CNN special contributor A.S. Hamrah, a film critic from Brooklyn, thinks we’re attracted to the film The Artist because of our desires for more things tangible in a digital age.
I think he’s probably right, but I don’t see technology as counter to our nature. As Hamrah even suggests, technology may provide use with both the cause and the cure.
The Artist is a silent black-and-white about the transition from silent to talking films—talkies. It comes at a time when we’re transitioning from projection films to digital and 3-D, and it’s evidently scratching and itch because it’s up for 10 Oscars.
“As digital imagery takes over the movies, filmmakers and audiences seek to reconnect to an analog, hands-on world,” Hamrah writes. “One in which machines are understandable and fixable.”
He has an excellent point. For all our emphasis on the mind and thought, humans tend to forget we’re animals as well. The mind can’t make the body forget about itself—not a body whose main purpose is to exist and thrive in a very physical, tangible way.

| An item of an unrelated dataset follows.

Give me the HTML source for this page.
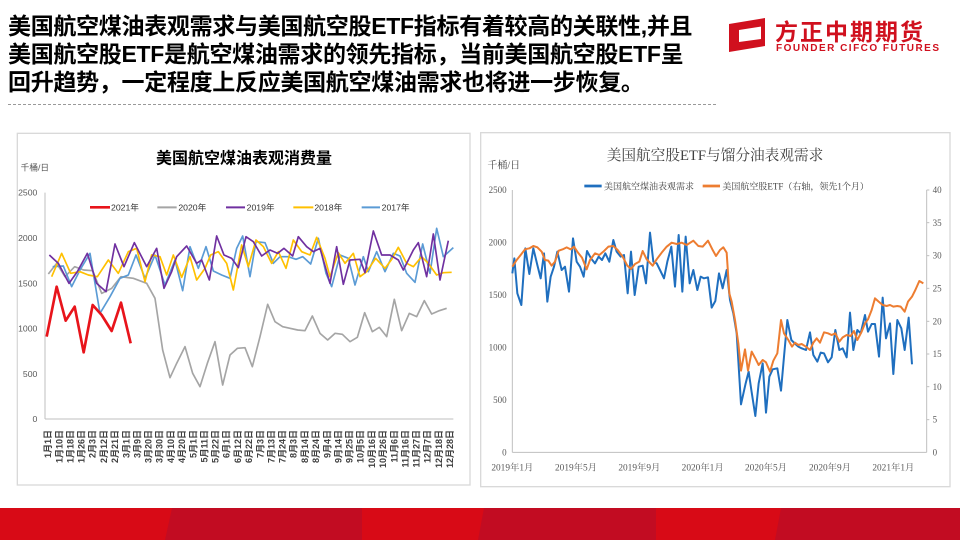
<!DOCTYPE html>
<html><head><meta charset="utf-8"><style>
body{margin:0;width:960px;height:540px;position:relative;background:#fff;overflow:hidden;font-family:"Liberation Sans","Noto Sans CJK SC",sans-serif}
.hd{position:absolute;left:8px;top:12px;font-size:23px;font-weight:bold;line-height:28px;color:#000;letter-spacing:-0.3px;white-space:nowrap}
.dash{position:absolute;left:8px;top:104px;width:708px;border-top:1px dashed #999}
.panel{position:absolute}
</style></head><body>
<div class="hd">美国航空煤油表观需求与美国航空股ETF指标有着较高的关联性,并且<br>美国航空股ETF是航空煤油需求的领先指标，当前美国航空股ETF呈<br>回升趋势，一定程度上反应美国航空煤油需求也将进一步恢复。</div>
<div class="dash"></div>
<svg style="position:absolute;left:725px;top:16px" width="230" height="40">
<path d="M4 8 L40 2 L40 10 L14 14 L14 26 L36 23 L36 10 L40 10 L40 30 L4 36 Z" fill="#d0101e"/>
<text x="50" y="24" font-size="23" font-weight="bold" fill="#d0101e" font-family="Liberation Sans,Noto Sans CJK SC,sans-serif" letter-spacing="2">方正中期期货</text>
<text x="51" y="35" font-size="10" font-weight="bold" fill="#d0101e" font-family="Liberation Sans,sans-serif" textLength="163">FOUNDER CIFCO FUTURES</text>
</svg>
<div style="position:absolute;left:0;top:508px;width:960px;height:32px;background:#d80a16"></div>
<svg style="position:absolute;left:0;top:508px" width="960" height="32"><polygon points="172,0 362,0 362,32 165,32" fill="#c20c22"/><polygon points="484,0 656,0 656,32 478,32" fill="#c20c22"/><polygon points="781,0 960,0 960,32 775,32" fill="#c20c22"/></svg>

<svg class="panel" style="left:0;top:120px" width="480" height="370" viewBox="0 0 1440 1110" font-family="Liberation Sans,Noto Sans CJK SC,sans-serif">
<rect x="52" y="40" width="1358" height="1055" fill="#fff" stroke="#d9d9d9" stroke-width="4"/>
<text x="732" y="130" font-size="48" font-weight="bold" text-anchor="middle">美国航空煤油表观消费量</text>
<text x="62" y="152" font-size="26" fill="#555">千桶/日</text>
<g font-size="26" fill="#595959" text-anchor="end">
<text x="112" y="227">2500</text><text x="112" y="363">2000</text><text x="112" y="499">1500</text><text x="112" y="635">1000</text><text x="112" y="771">500</text><text x="112" y="906">0</text></g>
<line x1="135" y1="218" x2="135" y2="897" stroke="#bfbfbf" stroke-width="3"/>
<line x1="135" y1="897" x2="1360" y2="897" stroke="#bfbfbf" stroke-width="3"/>
<g fill="none" stroke-width="5" stroke-linejoin="round">
<polyline stroke="#a5a5a5" points="145,462 170,430 195,470 224,440 251,450 278,452 305,520 335,505 363,470 400,475 440,490 465,535 488,690 510,773 530,730 555,680 578,760 600,800 622,730 645,665 668,795 690,705 712,685 735,683 757,740 780,650 803,553 825,605 848,620 870,625 893,630 915,632 937,588 960,640 983,660 1005,640 1027,643 1050,665 1072,652 1094,578 1117,635 1138,622 1160,650 1183,538 1205,632 1228,580 1250,590 1273,542 1295,582 1318,572 1340,565"/>
<polyline stroke="#5b9bd5" points="158,440 190,438 215,500 240,450 270,400 300,580 330,530 360,475 385,465 408,405 435,475 465,405 495,495 525,420 548,512 570,380 595,445 618,380 640,453 665,465 690,475 710,385 728,348 750,470 768,365 795,368 820,430 840,410 865,410 888,418 908,410 932,432 955,355 978,460 995,500 1020,405 1045,415 1065,495 1090,410 1105,455 1130,395 1155,455 1180,400 1200,408 1220,460 1245,487 1268,372 1290,460 1310,325 1330,410 1360,383"/>
<polyline stroke="#ffc000" points="155,470 185,400 212,460 240,455 265,465 292,470 325,420 355,460 385,395 410,385 435,485 455,405 480,410 500,465 520,405 545,472 570,410 590,480 615,445 632,405 655,395 680,430 700,510 725,375 745,440 768,360 790,380 815,430 835,395 858,445 880,360 905,395 930,405 950,352 975,415 990,470 1015,398 1035,430 1060,400 1080,470 1100,455 1127,415 1155,445 1175,418 1195,382 1220,430 1240,440 1265,410 1285,430 1310,465 1330,458 1355,457"/>
<polyline stroke="#7030a0" points="148,405 175,430 207,490 232,455 262,400 290,490 318,515 345,372 372,440 403,368 440,440 470,385 492,505 515,455 530,410 560,378 590,430 605,420 628,480 650,348 672,405 695,415 715,443 738,350 760,365 785,408 810,390 833,400 852,385 878,408 895,350 920,380 940,395 960,385 990,490 1010,380 1030,493 1050,420 1080,418 1095,458 1120,333 1145,405 1170,405 1195,420 1210,450 1240,390 1255,368 1280,470 1300,342 1320,480 1345,362"/>
<polyline stroke="#e8141b" stroke-width="8" points="140,650 170,500 197,602 224,560 251,697 278,555 305,585 335,633 363,548 392,670"/>
</g>
<g font-size="26" fill="#333">
<line x1="270" y1="262" x2="330" y2="262" stroke="#e8141b" stroke-width="8"/><text x="333" y="272">2021年</text>
<line x1="472" y1="262" x2="530" y2="262" stroke="#a5a5a5" stroke-width="6"/><text x="535" y="272">2020年</text>
<line x1="678" y1="262" x2="735" y2="262" stroke="#7030a0" stroke-width="6"/><text x="740" y="272">2019年</text>
<line x1="880" y1="262" x2="940" y2="262" stroke="#ffc000" stroke-width="6"/><text x="943" y="272">2018年</text>
<line x1="1085" y1="262" x2="1140" y2="262" stroke="#5b9bd5" stroke-width="6"/><text x="1145" y="272">2017年</text>
</g>
<g font-size="27" fill="#404040" font-weight="bold" text-anchor="end">
<text transform="translate(153,930) rotate(-90)">1月1日</text><text transform="translate(187,930) rotate(-90)">1月10日</text><text transform="translate(220,930) rotate(-90)">1月18日</text><text transform="translate(254,930) rotate(-90)">1月26日</text><text transform="translate(287,930) rotate(-90)">2月3日</text><text transform="translate(321,930) rotate(-90)">2月12日</text><text transform="translate(354,930) rotate(-90)">2月21日</text><text transform="translate(388,930) rotate(-90)">3月1日</text><text transform="translate(421,930) rotate(-90)">3月9日</text><text transform="translate(455,930) rotate(-90)">3月20日</text><text transform="translate(488,930) rotate(-90)">3月30日</text><text transform="translate(522,930) rotate(-90)">4月10日</text><text transform="translate(555,930) rotate(-90)">4月20日</text><text transform="translate(589,930) rotate(-90)">5月1日</text><text transform="translate(622,930) rotate(-90)">5月11日</text><text transform="translate(656,930) rotate(-90)">5月22日</text><text transform="translate(689,930) rotate(-90)">6月1日</text><text transform="translate(723,930) rotate(-90)">6月12日</text><text transform="translate(756,930) rotate(-90)">6月22日</text><text transform="translate(790,930) rotate(-90)">7月3日</text><text transform="translate(823,930) rotate(-90)">7月13日</text><text transform="translate(857,930) rotate(-90)">7月24日</text><text transform="translate(890,930) rotate(-90)">8月3日</text><text transform="translate(924,930) rotate(-90)">8月14日</text><text transform="translate(957,930) rotate(-90)">8月24日</text><text transform="translate(991,930) rotate(-90)">9月4日</text><text transform="translate(1024,930) rotate(-90)">9月14日</text><text transform="translate(1058,930) rotate(-90)">9月25日</text><text transform="translate(1091,930) rotate(-90)">10月5日</text><text transform="translate(1125,930) rotate(-90)">10月16日</text><text transform="translate(1158,930) rotate(-90)">10月26日</text><text transform="translate(1192,930) rotate(-90)">11月6日</text><text transform="translate(1225,930) rotate(-90)">11月16日</text><text transform="translate(1259,930) rotate(-90)">11月27日</text><text transform="translate(1292,930) rotate(-90)">12月7日</text><text transform="translate(1326,930) rotate(-90)">12月18日</text><text transform="translate(1359,930) rotate(-90)">12月28日</text>
</g>
</svg>

<svg class="panel" style="left:480px;top:120px" width="480" height="370" viewBox="0 0 1440 1110" font-family="Liberation Serif,Noto Serif CJK SC,serif">
<rect x="2" y="38" width="1408" height="1062" fill="#fff" stroke="#d9d9d9" stroke-width="4"/>
<text x="705" y="120" font-size="44" text-anchor="middle" fill="#404040">美国航空股ETF与馏分油表观需求</text>
<text x="22" y="145" font-size="30" fill="#404040">千桶/日</text>
<g font-size="27" fill="#595959" text-anchor="end">
<text x="80" y="219">2500</text><text x="80" y="376">2000</text><text x="80" y="534">1500</text><text x="80" y="691">1000</text><text x="80" y="849">500</text><text x="80" y="1006">0</text></g>
<g font-size="27" fill="#595959">
<text x="1358" y="219">40</text><text x="1358" y="318">35</text><text x="1358" y="416">30</text><text x="1358" y="515">25</text><text x="1358" y="613">20</text><text x="1358" y="711">15</text><text x="1358" y="810">10</text><text x="1358" y="908">5</text><text x="1358" y="1006">0</text></g>
<line x1="97" y1="210" x2="97" y2="997" stroke="#bfbfbf" stroke-width="3"/>
<line x1="97" y1="997" x2="1340" y2="997" stroke="#bfbfbf" stroke-width="3"/>
<line x1="1340" y1="210" x2="1340" y2="997" stroke="#bfbfbf" stroke-width="3"/>
<g stroke="#bfbfbf" stroke-width="3"><line x1="1340" y1="210" x2="1348" y2="210"/><line x1="1340" y1="308" x2="1348" y2="308"/><line x1="1340" y1="407" x2="1348" y2="407"/><line x1="1340" y1="505" x2="1348" y2="505"/><line x1="1340" y1="604" x2="1348" y2="604"/><line x1="1340" y1="702" x2="1348" y2="702"/><line x1="1340" y1="800" x2="1348" y2="800"/><line x1="1340" y1="899" x2="1348" y2="899"/></g>
<g font-size="28" fill="#595959" text-anchor="middle">
<text x="97" y="1052">2019年1月</text><text x="288" y="1052">2019年5月</text><text x="478" y="1052">2019年9月</text><text x="668" y="1052">2020年1月</text><text x="858" y="1052">2020年5月</text><text x="1050" y="1052">2020年9月</text><text x="1240" y="1052">2021年1月</text></g>
<g fill="none" stroke-width="6" stroke-linejoin="round">
<polyline stroke="#1f6fbf" points="97,460 103,415 112,520 124,555 136,385 148,462 160,385 172,435 182,475 192,400 202,545 212,470 222,440 232,395 245,450 255,440 267,515 279,355 290,425 300,440 311,470 321,393 333,415 345,430 356,410 366,420 376,400 388,425 400,360 410,395 422,410 432,405 443,520 453,395 464,525 476,440 488,437 498,490 510,338 520,425 530,430 540,450 552,475 562,425 574,380 585,500 596,345 607,515 617,350 629,490 640,450 652,510 662,470 672,475 684,472 695,563 706,543 717,460 728,505 740,450 750,540 760,580 770,640 783,853 797,790 806,755 814,810 826,888 836,790 848,730 858,878 868,770 878,748 892,745 903,812 912,710 922,600 934,660 944,670 955,680 965,685 978,690 990,637 1000,705 1012,725 1022,698 1032,700 1044,727 1055,712 1066,630 1078,690 1088,685 1100,712 1110,578 1120,690 1132,630 1142,640 1155,585 1164,635 1175,612 1185,612 1197,710 1208,533 1218,655 1230,610 1240,762 1252,600 1264,625 1274,690 1286,593 1296,733"/>
<polyline stroke="#ed7d31" points="97,440 110,420 122,405 135,388 148,385 160,378 172,382 185,395 195,420 205,422 215,437 225,425 236,392 248,388 260,382 272,388 282,380 294,398 306,413 320,448 330,420 345,400 358,405 370,395 385,380 400,378 413,390 428,410 442,437 453,447 465,432 478,425 488,393 500,418 518,437 530,418 545,398 560,380 575,368 590,372 605,368 620,375 640,362 655,378 668,380 684,362 697,388 708,408 720,390 730,382 740,398 748,520 755,545 765,600 775,670 783,752 795,688 804,752 815,695 826,715 836,735 848,720 858,727 870,755 880,722 892,700 903,600 912,640 925,660 936,680 945,668 955,675 965,672 978,680 990,690 1000,668 1010,655 1020,668 1032,637 1044,640 1055,645 1066,640 1078,665 1088,652 1100,645 1112,648 1122,633 1132,660 1145,635 1155,610 1164,598 1175,570 1185,535 1196,545 1208,555 1220,558 1230,555 1240,560 1252,558 1262,560 1274,575 1284,545 1296,530 1306,510 1318,483 1330,490"/>
</g>
<g font-size="27" fill="#404040">
<line x1="313" y1="198" x2="365" y2="198" stroke="#1f6fbf" stroke-width="8"/><text x="372" y="208">美国航空煤油表观需求</text>
<line x1="668" y1="198" x2="720" y2="198" stroke="#ed7d31" stroke-width="8"/><text x="727" y="208">美国航空股ETF（右轴，领先1个月）</text>
</g>
</svg>
</body></html>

The mind’s wanderings are secondary to our body’s need to go on, and our instincts take over whenever there’s doubt about survival, overriding the mind quite easily and surprisingly (just ask people who’ve endured extreme hardships and done things they never thought themselves possible of to survive).
And the thing is, our natural selves need tangible, need to touch and feel. While our minds are understandably bewildered and awed by the magic we call technology, our natural selves don’t really care.
But to say that technology is ruining us or taking us away from our true nature is to simplify the point. While this is certainly happening to some degree, we’re also quite aware that it’s happening. And we’re not idly standing by while it does.